DENDERA music crooner Sulumani Chimbetu has been charmed by the sweet melodies of disabled Mhangura musician Tongai “Greatman” Gwaze and pledged to assist him to develop his music career.
BY OWN CORRESPONDENTS
Greatman, who plays Afro-jazz music, was born with congenital malformations and is unable to use his legs and hands, but his voice has captured the hearts of many in the mining town, attracting hordes of fans.
“I am from Mashonaland West and I have to lead by example. He (Greatman) has proven to be a good musician whom we must assist at all costs,” Sulu said during a recent visit in the mining town.
Broadcasting Authority of Zimbabwe boss, Obert Muganyura said government was providing assistance to content creators to stimulate the production of local content and Greatman needed to be considered for such support.

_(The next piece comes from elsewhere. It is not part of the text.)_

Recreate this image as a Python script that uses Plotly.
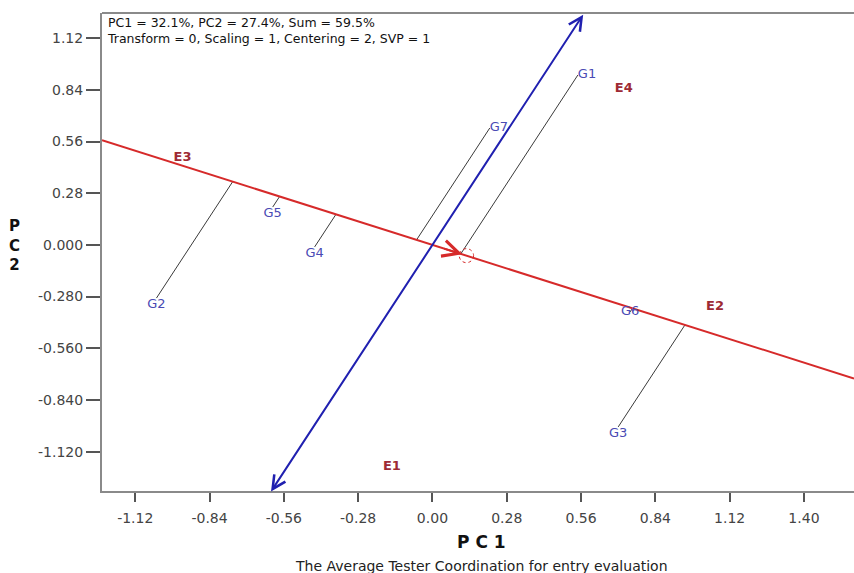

“From his performance, it was quite evident to everyone that he is a talented musician despite the fact that he is disabled. So touching was his performance that we pledged to give him the required assistance to enable him to take off as a musician,” he said, adding that the Content Commissioning Committee was working on producing the video of the album.
Inspired by Jah Prazah, Greatman’s music has been mastered with exact prowess such that when Sulu visited him in the company of Muganyura, the later indicated that he would offer financial assistance for Greatman to produce 1 000 copies of his CDs when he launches his second album on September 2.
A Karoi-based producer Davison Jambo — the son of music legend Mitchell Jambo — offered to record the nine-track CD for free.
Greatman, who was raised by his grandmother Muchaneta Gwaze (71), said he wanted to use proceeds from the album to improve his grandmother’s life.